Women in Finance Charter: working to diversify the C-suite
Christopher Burke, CEO of Brickendon, tells FX-MM how initiatives like the Women in Finance Charter are helping to diversify financial services boardrooms, and what organisations can do to encourage more women into senior roles…
What do you think has been the main problem preventing women from advancing into senior positions in financial services, and what affect has this had on the industry?
There is a multi-dimensional problem preventing women from advancing into senior positions in financial services that needs to be addressed by companies operating across this sector.
Despite the fact that women represent half of the available talent pool, women only make up 22% of STEM (science, technology, engineering and maths) occupations. In addition, while girls are more likely to outperform boys in STEM subjects at GCSE Level, the number who choose these subjects at a higher-education level falls. This needs to be addressed by schools and by the government to ensure that teenagers are educated on their curriculum choices and encouraged to stick with maths-based subjects, which provide integral skills needed for the majority of roles in financial services. I’ve seen some schools run enrichment programs like “maths multiplies your options” which are great in giving students the exposure to careers that are available by studying such subjects.
The second challenge is retaining the female talent to ensure that they progress through the ranks into senior leadership positions. While the value that women offer to financial services, particularly at management level, is widely acknowledged as being significant in terms of experience, efficiency and knowledge, the number of women advancing up the career ladder decreases rapidly at middle-management level. Arguably there’s a correlation between the number of women leaving the sector to have children and the decrease in the number of women in middle-management positions. To help decrease this disparity, businesses should be supporting these mothers to return to the financial services sector and continue their careers from where they left off.
It’s important that we act on both fronts – plant the seed from a young age and continue to nurture young women to ensure that not only do they enter financial services, but are able to have long and prosperous careers without giving up the important family aspects of their lives.
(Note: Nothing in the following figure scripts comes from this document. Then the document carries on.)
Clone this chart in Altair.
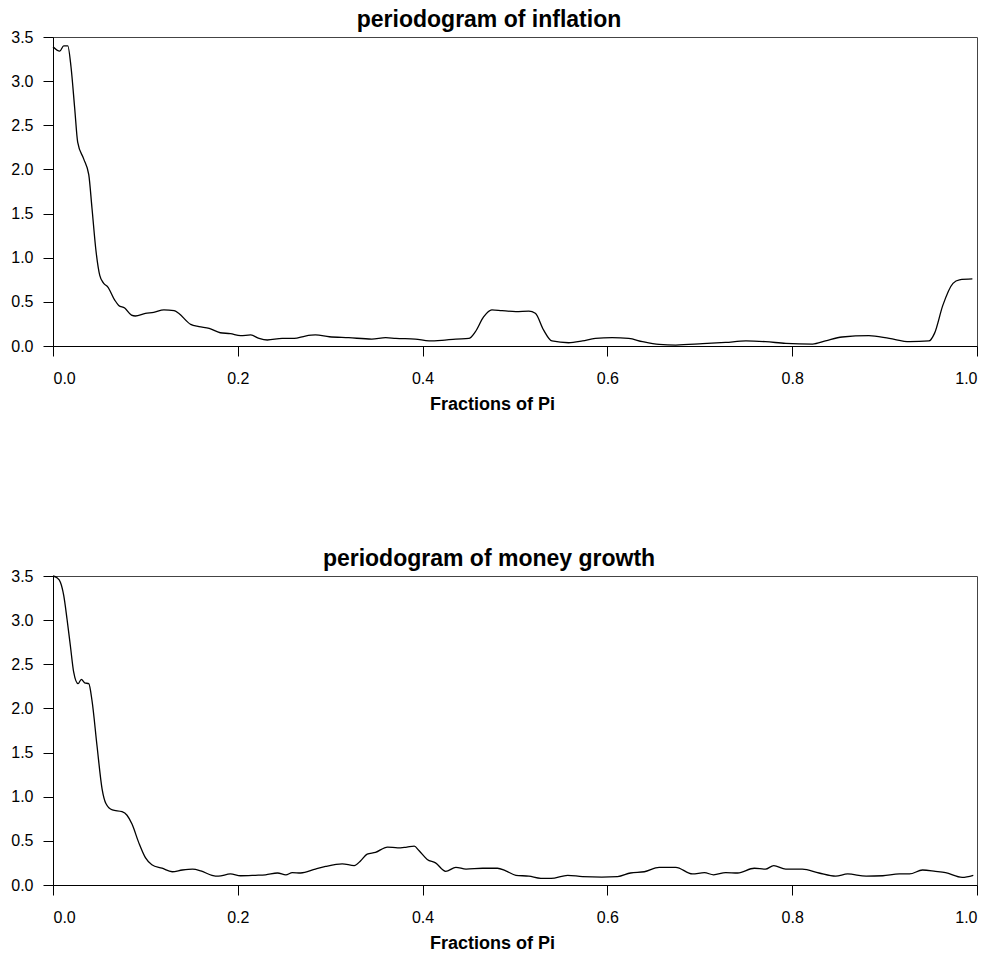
import altair as alt
import pandas as pd

# periodogram of inflation: frequency (fractions of pi) and value
infl_freq = [0.0, 0.0073, 0.0116, 0.016, 0.0195, 0.0235, 0.0267, 0.0332, 0.0387, 0.0422,
             0.0466, 0.0506, 0.0549, 0.0592, 0.0668, 0.0711, 0.0776, 0.0849, 0.0892, 0.100,
             0.109, 0.120, 0.131, 0.136, 0.149, 0.158, 0.169, 0.181, 0.192, 0.203,
             0.214, 0.223, 0.232, 0.248, 0.261, 0.273, 0.284, 0.299, 0.320, 0.345,
             0.360, 0.371, 0.392, 0.407, 0.421, 0.436, 0.450, 0.457, 0.466, 0.475,
             0.486, 0.501, 0.515, 0.522, 0.531, 0.540, 0.558, 0.573, 0.587, 0.605,
             0.623, 0.638, 0.656, 0.674, 0.703, 0.728, 0.750, 0.771, 0.793, 0.822,
             0.836, 0.854, 0.883, 0.905, 0.927, 0.948, 0.954, 0.963, 0.974, 0.981, 0.995]
infl_power = [3.39, 3.34, 3.40, 3.40, 3.16, 2.69, 2.31, 2.12, 1.94, 1.56,
              1.07, 0.80, 0.71, 0.67, 0.52, 0.46, 0.43, 0.35, 0.34, 0.37,
              0.38, 0.41, 0.40, 0.37, 0.245, 0.22, 0.20, 0.15, 0.14, 0.117,
              0.125, 0.086, 0.068, 0.086, 0.086, 0.113, 0.125, 0.105, 0.094, 0.079,
              0.094, 0.086, 0.079, 0.057, 0.064, 0.079, 0.086, 0.16, 0.33, 0.41,
              0.40, 0.39, 0.395, 0.37, 0.18, 0.057, 0.037, 0.057, 0.086, 0.094,
              0.086, 0.049, 0.018, 0.011, 0.026, 0.041, 0.057, 0.049, 0.03, 0.022,
              0.057, 0.102, 0.117, 0.086, 0.049, 0.057, 0.143, 0.46, 0.71, 0.75, 0.76]

# periodogram of money growth
money_freq = [0.0, 0.0043, 0.008, 0.0116, 0.0152, 0.0188, 0.0224, 0.0271, 0.0307, 0.0343,
              0.0387, 0.0422, 0.0476, 0.0531, 0.0574, 0.0642, 0.0747, 0.0801, 0.0855, 0.0928,
              0.100, 0.107, 0.118, 0.129, 0.140, 0.151, 0.160, 0.172, 0.179, 0.192,
              0.203, 0.219, 0.230, 0.243, 0.252, 0.259, 0.268, 0.284, 0.295, 0.313,
              0.326, 0.333, 0.340, 0.349, 0.362, 0.373, 0.383, 0.391, 0.396, 0.405,
              0.414, 0.425, 0.436, 0.447, 0.465, 0.481, 0.490, 0.501, 0.515, 0.528,
              0.539, 0.557, 0.573, 0.594, 0.611, 0.625, 0.640, 0.656, 0.674, 0.692,
              0.705, 0.715, 0.728, 0.741, 0.759, 0.771, 0.780, 0.793, 0.811, 0.829,
              0.847, 0.860, 0.880, 0.898, 0.916, 0.927, 0.941, 0.955, 0.966, 0.984, 0.996]
money_power = [3.50, 3.48, 3.43, 3.28, 3.01, 2.71, 2.41, 2.28, 2.33, 2.29,
               2.28, 2.09, 1.58, 1.09, 0.92, 0.85, 0.83, 0.79, 0.69, 0.48,
               0.31, 0.23, 0.19, 0.15, 0.17, 0.18, 0.16, 0.11, 0.10, 0.125,
               0.105, 0.11, 0.115, 0.136, 0.115, 0.14, 0.136, 0.18, 0.21, 0.24,
               0.22, 0.275, 0.35, 0.37, 0.43, 0.42, 0.43, 0.44, 0.39, 0.29,
               0.25, 0.155, 0.20, 0.18, 0.19, 0.19, 0.16, 0.11, 0.10, 0.075,
               0.075, 0.11, 0.095, 0.09, 0.095, 0.136, 0.15, 0.20, 0.20, 0.125,
               0.14, 0.115, 0.14, 0.136, 0.19, 0.18, 0.22, 0.18, 0.18, 0.136,
               0.10, 0.125, 0.10, 0.105, 0.125, 0.125, 0.17, 0.155, 0.14, 0.087, 0.11]

x_ticks = [0.0, 0.2, 0.4, 0.6, 0.8, 1.0]
y_ticks = [0.0, 0.5, 1.0, 1.5, 2.0, 2.5, 3.0, 3.5]

FONT = "Liberation Sans"


def panel(freq, power, title):
    df = pd.DataFrame({"freq": freq, "power": power})
    return alt.Chart(df).mark_line(
        color="black", strokeWidth=1.3, interpolate="monotone"
    ).encode(
        x=alt.X("freq:Q",
                scale=alt.Scale(domain=[0, 1], nice=False, zero=False),
                axis=alt.Axis(values=x_ticks, format=".1f", title="Fractions of Pi",
                              titleX=439, titlePadding=9)),
        y=alt.Y("power:Q",
                scale=alt.Scale(domain=[0, 3.5], nice=False),
                axis=alt.Axis(values=y_ticks, format=".1f", title=None, labelPadding=10)),
    ).properties(
        width=924, height=309,
        title=alt.TitleParams(title, fontSize=23, fontWeight="bold", font=FONT,
                              color="black", dx=-26, offset=-3),
    )


top = panel(infl_freq, infl_power, "periodogram of inflation")
bottom = panel(money_freq, money_power, "periodogram of money growth")

chart = alt.vconcat(top, bottom, spacing=133).properties(
    padding={"left": 2, "top": 0, "right": 5, "bottom": 5}
).configure_view(
    stroke="#444", strokeWidth=1
).configure_axis(
    grid=False, domainColor="black", domainWidth=1, tickColor="black", tickWidth=1,
    tickSize=10, labelFont=FONT, labelFontSize=16, labelColor="black",
    titleFont=FONT, titleFontSize=18, titleFontWeight="bold", titleColor="black",
).configure_axisX(
    labelPadding=14
)

chart.save("out.html", embed_options={"renderer": "svg", "actions": False})
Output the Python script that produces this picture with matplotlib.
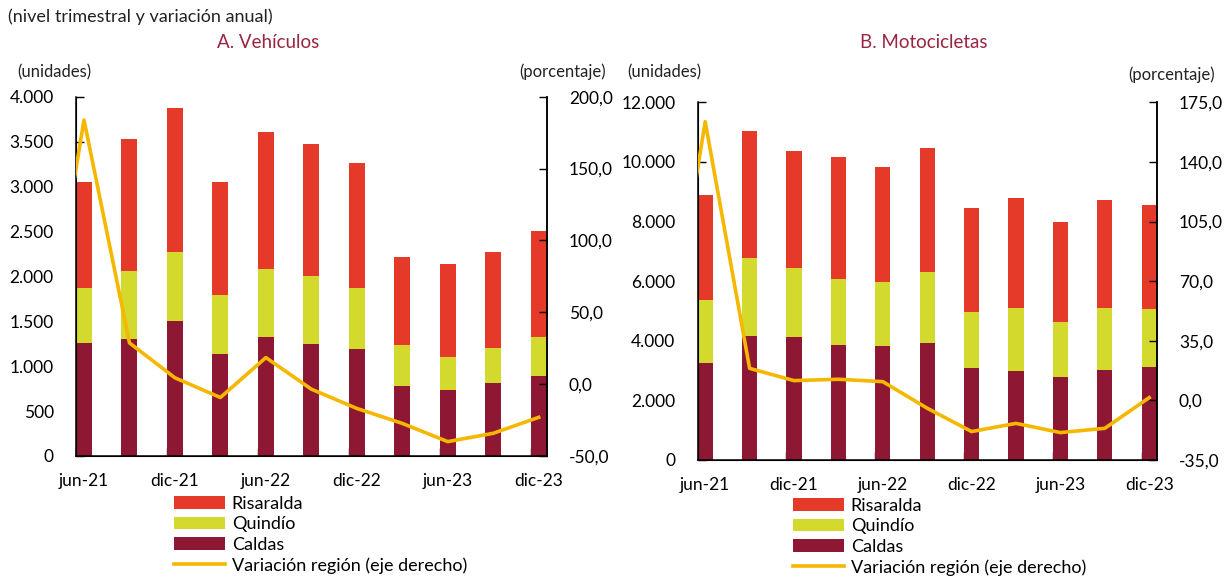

To what extent do you think the Women in Finance Charter is the solution to breaking down these barriers?
The Women in Finance Charter is key in focusing companies’ minds on what is needed to encourage women to develop long term careers in financial services and return to the sector post-maternity leave. It’s always easy for firms to claim they support certain initiatives, but it is concrete actions, such as joining the Women in Finance Charter, that signify to the female workforce that the financial services sector is changing and wants to be a more inclusive and nurturing environment for them to flourish in.
There are other things that individual financial services firms must do to help this progression, such as develop ‘returnship’ programmes – a designated programme and support system aimed at helping those returning to a higher-level, higher-paid position following a minimum of two years out of work. A well-developed returnship is key to developing an inclusive culture and can offer a lifeline to help women to return to work in the financial services sector. These programmes support individuals to develop their skills, as well as boost their confidence and adapt to the evolved corporate landscape. Introducing returnships into a business sends a clear message to mothers that they are valued talent, as well as promoting the possibility of pursuing a financial services career while raising a family.
Another option, is to create tailored mentoring programmes, or ‘buddy systems’, pairing women in the workplace and allowing them to mentor each other. This way, female workers can provide guidance and advice to each other on a variety of issues, including how best to thrive in the financial services sector. Such schemes not only provide support for returning mothers, but also help raise awareness across the company, ultimately resulting in a more inclusive and accepting working environment.
How long before we begin to see noticeably more diverse boards of directors in finance?
It’s difficult to put a timescale on seeing notable diverse boards of directors in finance, as it’s an ongoing process and all firms must commit to taking continuous strides to ensure gender equality. One way this can be achieved is by encouraging women working at C- level in other industries to move into financial services. This could encourage the wider thought process and opportunity to enter the industry at all levels.
How important is flexibility and encouragement to the potential success of the Woman in Finance Charter?
Flexible working has grown tremendously in the last couple of years as firms recognise the need to be more lenient in allowing their employees to either work from home or have more flexibility with their standard working hours. Companies offering flexibility can attract and retain the highest calibre of talent. A career in financial services can be challenging, but it is also one of the most rewarding jobs out there, not only financially, but also in satisfaction of personal achievements.
Women play a pivotal role in the development of our industry and we must constantly address the challenges that are stopping the financial services sector from achieving gender equality. Judging by the number of firms that have already joined the Charter, it is evident that flexibility and encouragement is one of the pivotal ways in which we can encourage women to not only start their career in financial services, but also remain and progress up the ladder into senior leadership roles.
What is Brickendon doing to ensure diversity and equality among staff?
One way we’re supporting women is through pioneering a diverse working culture that’s embedded in our core values. We have seen that facilitating the achievement of personal goals within a flexible working culture, means that our staff not only deliver to the best of their capabilities, but are also engaged and committed members of the workforce. As a result, we are seeking to increase the number of women in all roles and levels of the organisation.